Set down exactly the lines from the one with "Recreate this image" to the one with "from bokeh.resources import INLINE", both included, and no line outside that range.

------

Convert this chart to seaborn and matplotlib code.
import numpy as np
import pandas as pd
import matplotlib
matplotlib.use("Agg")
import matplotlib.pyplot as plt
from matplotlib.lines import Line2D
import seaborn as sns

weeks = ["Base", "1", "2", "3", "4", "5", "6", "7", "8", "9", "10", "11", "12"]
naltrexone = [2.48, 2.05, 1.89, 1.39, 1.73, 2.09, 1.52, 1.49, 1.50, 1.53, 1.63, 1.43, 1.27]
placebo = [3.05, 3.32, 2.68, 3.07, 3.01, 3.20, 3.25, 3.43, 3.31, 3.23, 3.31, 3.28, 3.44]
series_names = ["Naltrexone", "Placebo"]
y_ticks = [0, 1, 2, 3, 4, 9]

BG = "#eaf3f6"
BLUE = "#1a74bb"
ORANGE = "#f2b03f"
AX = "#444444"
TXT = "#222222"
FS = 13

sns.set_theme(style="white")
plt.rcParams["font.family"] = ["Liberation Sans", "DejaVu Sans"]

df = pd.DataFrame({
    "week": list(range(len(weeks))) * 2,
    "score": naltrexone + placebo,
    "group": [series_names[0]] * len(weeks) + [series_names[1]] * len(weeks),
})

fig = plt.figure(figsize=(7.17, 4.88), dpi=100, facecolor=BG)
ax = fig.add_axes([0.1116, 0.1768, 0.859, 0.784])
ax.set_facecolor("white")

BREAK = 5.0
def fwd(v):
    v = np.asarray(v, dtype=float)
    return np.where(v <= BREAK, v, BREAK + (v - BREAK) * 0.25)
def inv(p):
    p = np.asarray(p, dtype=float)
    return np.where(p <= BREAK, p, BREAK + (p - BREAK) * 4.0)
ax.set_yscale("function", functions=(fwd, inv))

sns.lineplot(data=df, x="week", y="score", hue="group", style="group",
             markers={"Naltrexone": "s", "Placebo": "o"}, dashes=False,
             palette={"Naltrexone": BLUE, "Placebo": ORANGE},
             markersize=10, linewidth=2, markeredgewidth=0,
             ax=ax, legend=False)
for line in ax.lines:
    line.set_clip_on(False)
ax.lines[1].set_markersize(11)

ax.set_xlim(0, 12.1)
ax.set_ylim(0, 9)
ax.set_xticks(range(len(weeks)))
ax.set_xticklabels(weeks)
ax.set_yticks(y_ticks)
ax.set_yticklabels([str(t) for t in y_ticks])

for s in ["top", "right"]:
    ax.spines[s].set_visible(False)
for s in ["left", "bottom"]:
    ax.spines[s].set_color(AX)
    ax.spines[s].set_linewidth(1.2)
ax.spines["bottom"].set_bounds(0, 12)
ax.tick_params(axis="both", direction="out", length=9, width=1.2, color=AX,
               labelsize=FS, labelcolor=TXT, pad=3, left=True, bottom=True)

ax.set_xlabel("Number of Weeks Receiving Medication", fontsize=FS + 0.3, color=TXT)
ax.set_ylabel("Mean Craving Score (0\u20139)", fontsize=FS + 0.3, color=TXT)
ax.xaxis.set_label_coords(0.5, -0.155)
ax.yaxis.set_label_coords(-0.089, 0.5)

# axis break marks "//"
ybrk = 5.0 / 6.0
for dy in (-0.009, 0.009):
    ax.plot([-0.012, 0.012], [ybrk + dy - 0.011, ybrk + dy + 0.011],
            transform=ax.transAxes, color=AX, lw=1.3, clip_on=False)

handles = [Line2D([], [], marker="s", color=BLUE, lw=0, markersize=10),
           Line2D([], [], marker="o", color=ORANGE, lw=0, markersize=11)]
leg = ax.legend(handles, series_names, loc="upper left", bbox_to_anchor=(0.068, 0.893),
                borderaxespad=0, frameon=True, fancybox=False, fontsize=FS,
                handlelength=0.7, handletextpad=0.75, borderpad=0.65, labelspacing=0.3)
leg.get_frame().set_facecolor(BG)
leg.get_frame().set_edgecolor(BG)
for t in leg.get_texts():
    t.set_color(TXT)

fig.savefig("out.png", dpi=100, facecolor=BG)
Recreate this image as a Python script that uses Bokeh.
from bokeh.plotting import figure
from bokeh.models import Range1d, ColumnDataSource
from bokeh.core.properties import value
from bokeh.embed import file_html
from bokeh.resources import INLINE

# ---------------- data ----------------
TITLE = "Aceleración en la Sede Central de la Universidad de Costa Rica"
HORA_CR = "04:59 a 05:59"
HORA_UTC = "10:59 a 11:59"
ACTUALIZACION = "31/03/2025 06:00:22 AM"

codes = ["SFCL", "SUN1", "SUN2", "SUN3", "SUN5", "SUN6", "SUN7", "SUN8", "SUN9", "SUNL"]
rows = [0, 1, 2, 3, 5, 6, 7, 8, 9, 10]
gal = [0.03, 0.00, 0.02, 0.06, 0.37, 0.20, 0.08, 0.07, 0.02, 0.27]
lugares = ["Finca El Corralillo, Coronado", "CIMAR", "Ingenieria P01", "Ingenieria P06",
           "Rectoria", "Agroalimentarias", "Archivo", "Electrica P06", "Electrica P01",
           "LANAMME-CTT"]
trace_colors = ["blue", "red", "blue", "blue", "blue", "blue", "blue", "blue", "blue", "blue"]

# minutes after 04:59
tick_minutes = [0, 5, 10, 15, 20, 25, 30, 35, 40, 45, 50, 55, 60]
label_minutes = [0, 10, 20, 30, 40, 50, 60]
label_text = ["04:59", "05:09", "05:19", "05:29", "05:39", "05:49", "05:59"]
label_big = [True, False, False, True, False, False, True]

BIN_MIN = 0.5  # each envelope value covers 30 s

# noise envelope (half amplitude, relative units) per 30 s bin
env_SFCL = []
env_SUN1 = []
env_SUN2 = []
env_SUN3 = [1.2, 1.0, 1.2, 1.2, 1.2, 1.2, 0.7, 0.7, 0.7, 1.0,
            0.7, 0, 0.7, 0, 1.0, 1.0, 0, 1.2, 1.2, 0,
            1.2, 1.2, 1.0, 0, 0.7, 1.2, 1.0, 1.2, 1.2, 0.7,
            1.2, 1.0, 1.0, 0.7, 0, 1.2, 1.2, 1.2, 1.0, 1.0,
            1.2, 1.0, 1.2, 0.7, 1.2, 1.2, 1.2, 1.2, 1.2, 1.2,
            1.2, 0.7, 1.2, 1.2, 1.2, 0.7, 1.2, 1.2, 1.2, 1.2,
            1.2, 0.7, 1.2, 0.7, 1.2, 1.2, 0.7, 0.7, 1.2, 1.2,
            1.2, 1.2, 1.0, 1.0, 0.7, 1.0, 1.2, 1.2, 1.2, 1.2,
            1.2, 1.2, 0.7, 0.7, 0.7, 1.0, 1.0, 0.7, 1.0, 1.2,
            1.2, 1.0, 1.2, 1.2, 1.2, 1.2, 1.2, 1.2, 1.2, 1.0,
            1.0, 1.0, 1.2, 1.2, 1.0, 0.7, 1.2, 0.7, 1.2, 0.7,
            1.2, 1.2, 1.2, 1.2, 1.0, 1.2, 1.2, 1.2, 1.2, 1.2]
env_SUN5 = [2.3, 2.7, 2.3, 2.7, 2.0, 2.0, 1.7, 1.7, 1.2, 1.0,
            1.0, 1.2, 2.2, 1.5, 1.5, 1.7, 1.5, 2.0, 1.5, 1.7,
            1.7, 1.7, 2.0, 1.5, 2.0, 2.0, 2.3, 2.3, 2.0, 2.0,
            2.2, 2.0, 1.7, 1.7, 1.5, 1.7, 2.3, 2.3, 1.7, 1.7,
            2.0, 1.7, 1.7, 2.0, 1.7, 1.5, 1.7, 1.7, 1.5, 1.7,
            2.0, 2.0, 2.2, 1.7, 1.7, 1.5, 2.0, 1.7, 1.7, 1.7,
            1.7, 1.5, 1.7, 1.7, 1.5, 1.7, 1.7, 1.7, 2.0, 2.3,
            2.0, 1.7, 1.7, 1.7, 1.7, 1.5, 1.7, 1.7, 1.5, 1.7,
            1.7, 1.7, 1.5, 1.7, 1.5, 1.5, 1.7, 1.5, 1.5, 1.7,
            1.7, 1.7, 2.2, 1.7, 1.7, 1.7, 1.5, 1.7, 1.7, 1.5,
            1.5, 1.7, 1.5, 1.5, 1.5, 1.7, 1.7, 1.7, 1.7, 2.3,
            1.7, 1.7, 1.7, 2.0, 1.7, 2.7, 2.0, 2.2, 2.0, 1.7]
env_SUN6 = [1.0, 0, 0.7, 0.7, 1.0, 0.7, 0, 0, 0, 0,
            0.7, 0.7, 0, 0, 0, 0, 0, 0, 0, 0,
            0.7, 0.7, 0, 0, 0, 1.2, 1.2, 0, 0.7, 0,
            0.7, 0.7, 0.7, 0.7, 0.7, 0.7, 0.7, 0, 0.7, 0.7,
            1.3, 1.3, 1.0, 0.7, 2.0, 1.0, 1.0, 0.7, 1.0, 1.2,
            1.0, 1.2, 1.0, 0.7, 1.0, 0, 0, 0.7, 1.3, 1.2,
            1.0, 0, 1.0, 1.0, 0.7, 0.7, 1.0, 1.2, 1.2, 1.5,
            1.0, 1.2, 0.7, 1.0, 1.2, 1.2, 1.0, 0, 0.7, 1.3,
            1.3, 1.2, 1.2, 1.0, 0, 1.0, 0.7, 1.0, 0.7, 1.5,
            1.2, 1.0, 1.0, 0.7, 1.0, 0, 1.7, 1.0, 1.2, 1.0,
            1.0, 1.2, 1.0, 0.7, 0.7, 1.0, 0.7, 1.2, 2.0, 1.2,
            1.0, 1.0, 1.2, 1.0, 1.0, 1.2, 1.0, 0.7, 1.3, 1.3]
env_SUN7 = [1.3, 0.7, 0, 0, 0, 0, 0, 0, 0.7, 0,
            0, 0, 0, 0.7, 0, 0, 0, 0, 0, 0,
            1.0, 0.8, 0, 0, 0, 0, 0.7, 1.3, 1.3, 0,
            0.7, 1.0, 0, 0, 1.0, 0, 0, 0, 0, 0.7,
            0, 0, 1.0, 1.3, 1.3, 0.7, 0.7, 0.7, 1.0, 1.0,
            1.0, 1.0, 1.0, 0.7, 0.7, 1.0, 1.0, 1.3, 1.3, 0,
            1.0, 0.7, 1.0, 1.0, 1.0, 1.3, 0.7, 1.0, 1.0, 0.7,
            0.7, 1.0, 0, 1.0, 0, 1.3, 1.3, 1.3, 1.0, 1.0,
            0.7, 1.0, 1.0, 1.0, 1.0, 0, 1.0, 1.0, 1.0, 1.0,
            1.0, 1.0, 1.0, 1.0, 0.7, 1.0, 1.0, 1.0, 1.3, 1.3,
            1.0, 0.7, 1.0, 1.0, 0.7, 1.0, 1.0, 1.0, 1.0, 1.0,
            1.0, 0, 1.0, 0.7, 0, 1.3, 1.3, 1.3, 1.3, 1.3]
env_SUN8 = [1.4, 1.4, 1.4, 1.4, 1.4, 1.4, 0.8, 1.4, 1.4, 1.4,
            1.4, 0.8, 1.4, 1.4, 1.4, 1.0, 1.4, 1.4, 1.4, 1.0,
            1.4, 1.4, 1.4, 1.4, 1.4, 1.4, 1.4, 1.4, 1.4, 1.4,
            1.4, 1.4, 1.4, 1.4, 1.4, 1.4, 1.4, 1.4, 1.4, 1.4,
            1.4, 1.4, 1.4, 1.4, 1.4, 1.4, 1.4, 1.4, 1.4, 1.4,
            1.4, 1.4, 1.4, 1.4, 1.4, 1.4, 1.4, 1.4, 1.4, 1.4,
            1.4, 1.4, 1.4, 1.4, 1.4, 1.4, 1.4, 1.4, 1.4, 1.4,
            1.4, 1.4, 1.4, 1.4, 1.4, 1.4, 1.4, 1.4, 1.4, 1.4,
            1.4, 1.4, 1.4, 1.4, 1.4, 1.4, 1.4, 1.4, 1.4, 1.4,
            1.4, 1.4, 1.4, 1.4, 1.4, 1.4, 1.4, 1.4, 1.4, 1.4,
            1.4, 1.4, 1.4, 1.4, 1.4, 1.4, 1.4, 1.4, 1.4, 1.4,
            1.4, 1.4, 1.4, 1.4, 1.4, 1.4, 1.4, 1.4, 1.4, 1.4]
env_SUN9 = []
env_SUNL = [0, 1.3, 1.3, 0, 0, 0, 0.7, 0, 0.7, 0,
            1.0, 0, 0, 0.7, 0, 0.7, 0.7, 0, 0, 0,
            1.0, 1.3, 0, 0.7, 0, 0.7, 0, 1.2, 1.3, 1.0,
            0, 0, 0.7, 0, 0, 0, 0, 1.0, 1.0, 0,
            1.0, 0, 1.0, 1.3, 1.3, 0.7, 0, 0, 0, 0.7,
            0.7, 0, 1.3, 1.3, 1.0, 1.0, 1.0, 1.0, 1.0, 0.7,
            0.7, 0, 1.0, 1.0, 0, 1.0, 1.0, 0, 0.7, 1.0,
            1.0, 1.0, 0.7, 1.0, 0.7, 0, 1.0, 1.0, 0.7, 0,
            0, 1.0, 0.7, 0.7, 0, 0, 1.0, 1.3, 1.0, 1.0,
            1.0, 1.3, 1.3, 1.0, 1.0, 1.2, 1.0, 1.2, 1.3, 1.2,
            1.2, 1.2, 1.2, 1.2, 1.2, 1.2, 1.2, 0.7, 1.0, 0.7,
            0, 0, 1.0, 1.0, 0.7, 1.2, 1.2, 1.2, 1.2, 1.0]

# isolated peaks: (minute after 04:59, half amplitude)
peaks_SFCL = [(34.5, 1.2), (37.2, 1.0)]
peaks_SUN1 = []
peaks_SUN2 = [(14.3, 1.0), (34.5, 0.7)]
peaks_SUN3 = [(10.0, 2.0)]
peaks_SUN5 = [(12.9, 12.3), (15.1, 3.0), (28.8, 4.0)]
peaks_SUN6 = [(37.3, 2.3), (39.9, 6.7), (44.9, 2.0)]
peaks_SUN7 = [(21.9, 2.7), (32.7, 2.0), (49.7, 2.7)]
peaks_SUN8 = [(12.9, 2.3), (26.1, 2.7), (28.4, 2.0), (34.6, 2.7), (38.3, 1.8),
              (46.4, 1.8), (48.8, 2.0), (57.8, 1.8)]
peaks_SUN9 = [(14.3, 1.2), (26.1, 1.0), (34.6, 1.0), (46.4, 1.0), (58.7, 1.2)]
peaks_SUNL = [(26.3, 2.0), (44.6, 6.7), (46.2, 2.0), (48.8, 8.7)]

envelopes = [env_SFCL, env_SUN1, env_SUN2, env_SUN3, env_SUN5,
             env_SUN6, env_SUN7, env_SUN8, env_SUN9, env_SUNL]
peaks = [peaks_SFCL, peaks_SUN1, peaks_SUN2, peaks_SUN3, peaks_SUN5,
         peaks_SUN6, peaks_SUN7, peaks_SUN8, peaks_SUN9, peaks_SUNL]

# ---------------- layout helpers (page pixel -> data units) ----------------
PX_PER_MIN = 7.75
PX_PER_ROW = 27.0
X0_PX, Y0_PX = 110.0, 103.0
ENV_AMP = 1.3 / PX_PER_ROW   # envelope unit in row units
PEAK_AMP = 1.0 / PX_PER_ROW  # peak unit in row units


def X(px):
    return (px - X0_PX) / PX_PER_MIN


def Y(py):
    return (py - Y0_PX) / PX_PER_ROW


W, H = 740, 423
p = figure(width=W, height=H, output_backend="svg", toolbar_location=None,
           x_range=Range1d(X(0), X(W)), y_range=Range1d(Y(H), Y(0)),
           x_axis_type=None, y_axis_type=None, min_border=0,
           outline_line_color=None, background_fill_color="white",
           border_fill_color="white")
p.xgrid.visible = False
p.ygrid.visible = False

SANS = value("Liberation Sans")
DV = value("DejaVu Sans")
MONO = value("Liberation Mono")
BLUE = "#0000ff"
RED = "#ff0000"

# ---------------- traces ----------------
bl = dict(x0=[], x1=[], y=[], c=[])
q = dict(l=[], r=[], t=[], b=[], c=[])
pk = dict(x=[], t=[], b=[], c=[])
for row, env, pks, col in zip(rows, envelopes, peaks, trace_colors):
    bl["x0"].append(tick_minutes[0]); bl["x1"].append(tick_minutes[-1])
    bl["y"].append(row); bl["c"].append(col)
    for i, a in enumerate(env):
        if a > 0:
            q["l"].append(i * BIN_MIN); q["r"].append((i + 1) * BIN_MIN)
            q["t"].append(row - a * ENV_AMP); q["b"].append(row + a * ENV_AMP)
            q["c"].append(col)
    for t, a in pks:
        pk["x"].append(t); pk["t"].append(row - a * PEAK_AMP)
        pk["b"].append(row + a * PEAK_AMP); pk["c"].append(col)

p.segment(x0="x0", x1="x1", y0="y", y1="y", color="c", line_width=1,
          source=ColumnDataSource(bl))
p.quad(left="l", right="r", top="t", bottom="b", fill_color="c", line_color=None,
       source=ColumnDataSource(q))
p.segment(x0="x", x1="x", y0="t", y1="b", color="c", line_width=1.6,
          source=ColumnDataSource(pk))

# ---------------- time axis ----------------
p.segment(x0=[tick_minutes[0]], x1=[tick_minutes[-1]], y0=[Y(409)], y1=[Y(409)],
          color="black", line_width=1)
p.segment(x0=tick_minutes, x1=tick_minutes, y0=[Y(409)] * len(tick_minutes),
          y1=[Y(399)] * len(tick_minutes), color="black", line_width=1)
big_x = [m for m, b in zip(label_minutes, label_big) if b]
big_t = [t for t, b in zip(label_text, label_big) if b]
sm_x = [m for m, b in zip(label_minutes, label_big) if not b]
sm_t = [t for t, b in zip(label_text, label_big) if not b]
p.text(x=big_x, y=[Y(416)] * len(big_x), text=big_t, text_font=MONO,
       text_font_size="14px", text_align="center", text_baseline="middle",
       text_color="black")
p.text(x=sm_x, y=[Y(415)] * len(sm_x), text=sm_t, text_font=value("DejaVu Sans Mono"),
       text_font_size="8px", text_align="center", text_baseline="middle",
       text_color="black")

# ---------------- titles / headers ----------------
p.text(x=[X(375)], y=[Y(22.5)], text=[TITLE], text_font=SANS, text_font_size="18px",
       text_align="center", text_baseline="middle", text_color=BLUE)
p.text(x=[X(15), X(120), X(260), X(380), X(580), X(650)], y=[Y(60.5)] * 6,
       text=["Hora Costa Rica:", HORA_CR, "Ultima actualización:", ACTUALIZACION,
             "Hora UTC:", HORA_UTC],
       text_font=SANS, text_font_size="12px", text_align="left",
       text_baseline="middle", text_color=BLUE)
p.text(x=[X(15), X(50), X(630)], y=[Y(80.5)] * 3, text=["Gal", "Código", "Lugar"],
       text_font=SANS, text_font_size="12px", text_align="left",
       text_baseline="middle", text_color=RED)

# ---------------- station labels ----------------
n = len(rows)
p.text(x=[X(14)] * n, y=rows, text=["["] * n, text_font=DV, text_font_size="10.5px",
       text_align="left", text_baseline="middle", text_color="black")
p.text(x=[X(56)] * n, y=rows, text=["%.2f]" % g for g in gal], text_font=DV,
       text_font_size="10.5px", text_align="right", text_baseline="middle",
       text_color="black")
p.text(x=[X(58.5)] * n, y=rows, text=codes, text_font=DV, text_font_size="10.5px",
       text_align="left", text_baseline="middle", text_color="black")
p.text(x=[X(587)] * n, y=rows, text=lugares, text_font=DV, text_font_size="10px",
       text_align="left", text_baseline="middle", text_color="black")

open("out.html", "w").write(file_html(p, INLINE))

------

Written solution
Recreate this image as a Python script that uses Bokeh.
from bokeh.plotting import figure
from bokeh.models import Range1d, ColumnDataSource
from bokeh.core.properties import value
from bokeh.embed import file_html
from bokeh.resources import INLINE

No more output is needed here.